According to Lim, the fluctuations of investment and labour caused by business cycles and other external threats meant that Singaporean jobs were excessively exposed to economic recession.
Hence, an economic strategy that provided a generous supply of labor allowed local and international firms to implement ambitious projects that would otherwise be impractical under local manpower constraints.
The election results show that the silent majority of Singaporeans who remain employed despite a tough international economic environment bought the story. East Coast GRC was taken by the PAP with a comfortable margin.
Does this success mean the controversy has been settled for the foreseeable future? This is highly unlikely for two main reasons. First, Singapore’s psyche, based on the idea of a very fragile existence, is at odds with the sacrifices and risks of having one third of the country’s labor force composed of foreigners.
The idea that a small nation cannot afford to be complacent in a hostile neighborhood was repeated ad nauseam by the late Lee Kuan Yew and during the 50th anniversary celebrations.

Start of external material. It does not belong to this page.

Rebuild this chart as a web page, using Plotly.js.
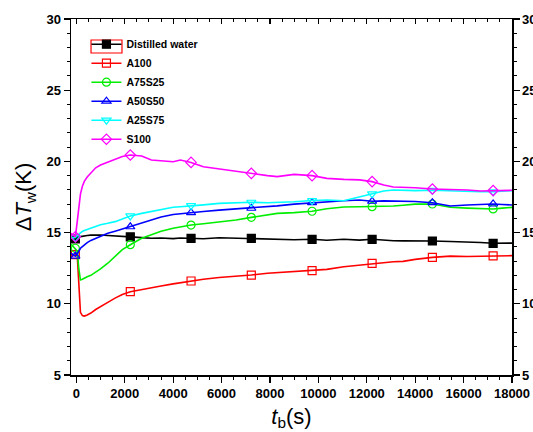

The idea that Singaporeans might be outnumbered in their own country and the perception that foreign professionals were being preferred over Singaporean citizens in job openings, as well as issues in integrating some foreigners, have touched a nerve in the electorate. It is unlikely that the PAP can or will dismantle this cultural mindset that has served it so well in the past.
The second issue is that foreign manpower policy is very strongly linked to the country’s overall economic policy. Foreign manpower shortages, according to Minister Lim, have already been hitting Singapore’s small to medium enterprises (SMEs) hard. That is a concern given that SMEs account for 70 per cent of total employment in the country.
Given the sensitive political environment, the scope for growing foreign manpower is very limited. As a result, the government has been cornered into fast-tracking an increase in productivity as a way of decreasing the country’s reliance on cheap labor and sustaining economic growth. But given the difficulty of achieving widespread growth in economic productivity, foreign manpower will remain a contentious issue for some time to come.
As the struggle for increased economic productivity takes over the policy discourse in Singapore, important questions remain unanswered on foreign manpower policy.
First, how robust is the justification for increased foreign manpower reliance from an economic standpoint, and what was Singapore’s actual economic exposure to foreign shocks?
Second, were Singaporean jobs really saved by this policy shift? Who benefited most from a liberal foreign manpower policy? Or, put in another way, were the benefits of the policy equally distributed between large multinational companies, local SME’s and ordinary Singaporeans?
Finally, what role does the PAP’s foreign manpower policy play in increasing the relatively high level of inequality in Singapore?
These are important questions in a policy debate that will continue to dominate the coming decades. Singaporeans and their government ought to bounce quickly from the jubilee celebrations to tackle these issues head on.